Given what has been reported about the events leading up to the shooting at Oxford High School, the community and the nation needed a fuller accounting of how school officials responded in the hours before Ethan Crumbley turned his school into a bloodbath. Well, that accounting began dribbling out late Saturday—and enough details came out to merit a separate diary.
In a letter to the Oxford community, Oxford Community Schools superintendent Tim Throne shed some light on the events of Nov. 30, just before the shooting. It turns out that I wasn’t being too harsh when I referred to James and Jennifer Crumbley as Ethan’s “parents” rather than just his parents. When they were told—not asked—to get Ethan into counseling, they seemed more concerned about getting back to work on time than doing their most basic duty as parents.
Read the letter here. Throne revealed that on the morning of Nov. 30, one of Ethan’s teachers saw the now-infamous note depicting a semi-automatic handgun, a bullet, and the words “The thoughts won’t stop. Help me”; “Blood everywhere”; “My life is useless”; and “The world is dead.” The teacher immediately alerted guidance counselors, as well as dean of students Nick Ejak.

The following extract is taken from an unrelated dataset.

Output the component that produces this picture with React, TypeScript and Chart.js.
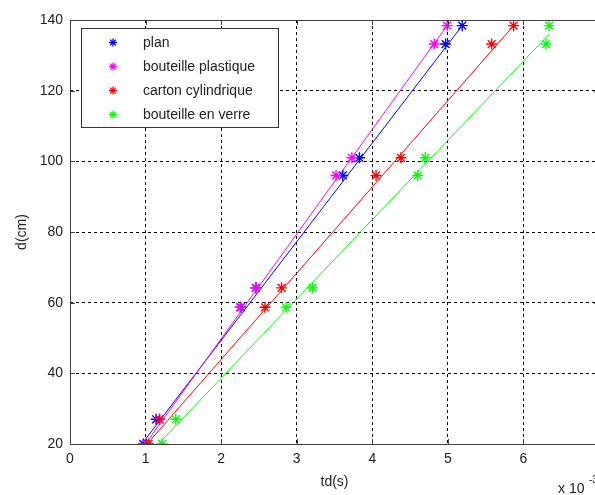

Ethan was immediately pulled from class and taken to a guidance counselor’s office. When questioned about the note, Ethan said he had ambitions about becoming a video game designing; the drawings were part of a design for a game. As we now know, by then Ethan had scratched out several portions of the note.
Counselors called Ethan’s “parents,” but it took awhile to raise them. In that time, they continued to observe and question Ethan. According to Throne, Ethan “appeared calm,” and counselors had no reason to believe he posed a danger to himself and/or others.
When the “parents” finally arrived, counselors asked Ethan “specific probing questions regarding the potential for self-harm and harm to others.” Ethan’s answers apparently convinced the counselors that he posed no threat. However, apparently they were concerned enough about the note to recommend counseling. This makes sense; apparently they were concerned that the manner in which he expressed himself wasn’t the most healthy.
How the parents responded to that recommendation has to be reproduced in full to be believed.
Counseling was recommended for him, and his parents were notified that they had 48 hours to seek counseling for their child or the school would contact Child Protective Services. When the parents were asked to take their son home for the day, they flatly refused and left without their son, apparently to return to work.
Given the fact that the child had no prior disciplinary infractions, the decision was made he would be returned to the classroom rather than sent home to an empty house.
I had to read this twice to believe it. These two “parents” had just been told—not asked—to get help for their son, and get it within 48 hours. Any parent with an iota of love for their son would have dropped everything and made sure Ethan got home safely. But they couldn’t be bothered to do so.
Based on Throne’s telling, the counselors apparently felt that they were in a tight spot. Ethan’s parents weren’t willing to take him home for the rest of the day. And yet, if I’m reading this right, they didn’t want to risk having it on their consciences in case Ethan committed suicide while at home alone. But it seems hard for me to believe that there was nothing the counselors could do other than send him back to class. Indeed, according to Throne, the counselors didn’t alert the principal or the assistant principal.
Apparently Throne and the school board have already been taking a lot of heat, because he says that in the face of “anger (and) confusion” as well as “understandable questioning,” the counselors “professional training and clinical experience” led them to make a decision based on the facts they had on the table at the time. Frankly, though, it seems hard to believe that there was nothing the counselors could do on their own when it was apparent that Ethan’s “parents” weren’t taking this seriously.
That being said, though, this letter makes Ethan’s “parents” look even worse than they already did. I have to wonder if school officials shared this information with prosecutors and law enforcement. After all, it would certainly bolster prosecutors’ case that these “parents’” nonfeasance justified charges of involuntary manslaughter. If I were their lawyers, I’d be in plea bargain talks right now. Consider what we already know. They didn’t see fit to search his backpack or ask him if he had the gun they’d bought him as an early Christmas present with him. But they couldn’t be bothered to drop everything and spend the rest of the day with Ethan, or at least make sure he had a safe place to go. That’s not going to allow them to look good in front of a jury.
Throne has asked for a third-party investigation into the incident. However, we don’t need an investigation to know that James and Jennifer Crumbley are the definition of unfit parents. The Crumbleys face up to 15 years in prison per count. Based on this report, anything less than a total of 20 years would be a joke. Based on this telling of events, these “parents” did not make the decision they should have made—the decision they had just been told to make, the decision they were legally and morally required to make. And because of that failure, four people are dead.